Train your VAE and generate some samples, perhaps trying out multiple architectures and datasets. As usual, you can try any experiments that interest you. Here is one proposal:

In the beta-VAE, the KL-term is multiplied with a hand-picked hyperparameter beta, where usually beta > 1. Implementing this model on top of your VAE should be trivial. Now, run several trials with the same dataset/architecture, but varying beta (you have to train a new model each time). You can both let beta go to 0, as well as increase it to larger numbers. Some aspects you could investigate:

How does reconstruction quality change with beta? What about sample quality?
Can you find a “golden zone” for beta where you get the best samples? Is this close to 1, smaller, bigger? How large is this zone, i.e. how sensitive is performance to small changes in beta?

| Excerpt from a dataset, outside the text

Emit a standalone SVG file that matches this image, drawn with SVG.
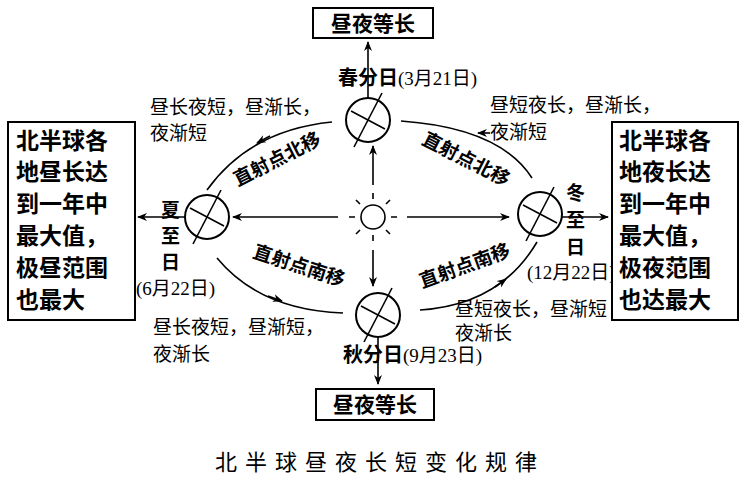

Alternatively, you could also try to introspect the latent space. For example:

Encode an image, then start changing single latent dimensions and decode. Can you find dimensions that correspond to interpretable features for a range of inputs?
- The TF tutorial shows how to do make a plot for the entire latent space, but of course this only works for a 2D space (not recommended for more complex datasets!!).
Find feature representations through averaging. For example, in MNIST you might encode a bunch of left-rotated digits and average the codes, and do the same for right-rotated digits. Presumably, these codes approximately represent their respective rotation “feature”. Now you could take a left-rotated digit, subtract the feature, and add the right-rotated feature. Do you get the same digit just rotated differently? This is much easier with a dataset that has labels for such attributes.
Interpolate between inputs in the latent space: Choose two inputs, encode both. Then, move from one code to the other in small steps, decoding multiple times along the way. The result should be a “morphing” between the two inputs.

All of the above may also interact with the beta term. According to theory, higher beta should lead to better disentanglement in the latent space, and thus more interpretable dimensions in the code.